By the time we arrived, the sky was trying hard for a cheerful blue. The freshened air had that familiar nip. We strode through the gates towards large wooden boxes that held the forty varieties of apples we had come to admire and select to take home. In a tent at the back of the nursery, there were fifty-five varieties, all from Washington and Oregon, for taste testing, but we like getting up close to the mounds of fruit, smoothing brightly hued skins and sniffing the subtle perfumes.
As if their comeliness is not enough, the names of apples are enough for me to swoon. Please note these few: Orleans Reinette, Elstar, Ginger Golden, Ambrosia, Red Winesap; Splendour, Newton Pippin, White Winter Pearmain, Yellow Bellflower. My husband chose Golden Russet, Spitzenberg. I chose Ozark Gold and Honey Crisp. And threw in a couple of tantalizing Cascade pears, as the sign promised its juice would casade down my chin.

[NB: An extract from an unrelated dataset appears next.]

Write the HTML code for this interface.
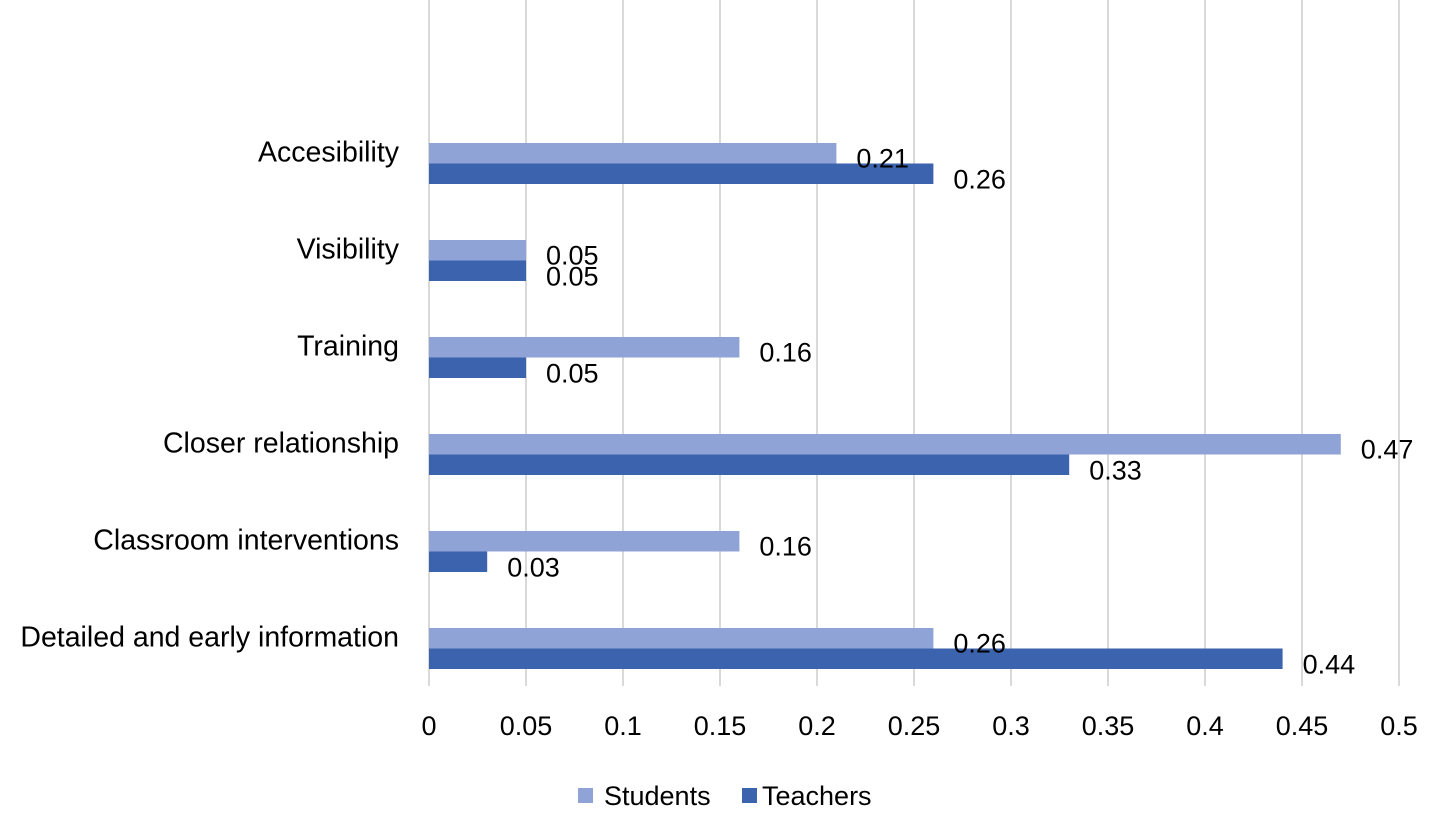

Today I discovered that if you got an aerial photograph of an apple tree, it would seem transformed by its similar features into a rose bush, and that a rosehip’s design reflects that of an apple. I was informed by the gentleman at the information desk that an apple is, in fact, part of the rose family. I can certainly understand this–their shared forms, inescapable attractiveness, and a penchant for making the beholder (or eater–have you ever tried fresh rose ice cream? Compare this to warm apple crisp and tell me which is better!) deeply appreciative. A congenial, humble, yet beguiling relative.
We listened to a live band (which reminded us of klezmer music but was billed as a bohemian cabaret ensemble) and we savored apple strudel. I watched children scamper, including a giggling little girl who climbed right into a big apple bin before her mother found her out. It was good to absorb the happiness around us. Rain clouds scudded across the blue sky as people sat on hay bales and sipped cider, lingered over caramel apples. We wandered and ate and felt nostalgic until the wind got an edge to it and the rain moved close once more.
It is likely we will bake very little now that our children are grown, but freshly sliced apples on a plate are all we need for dessert tonight. Afterall, an apple is–remarkably and wonderfully–a rose, just one more Northwest beauty.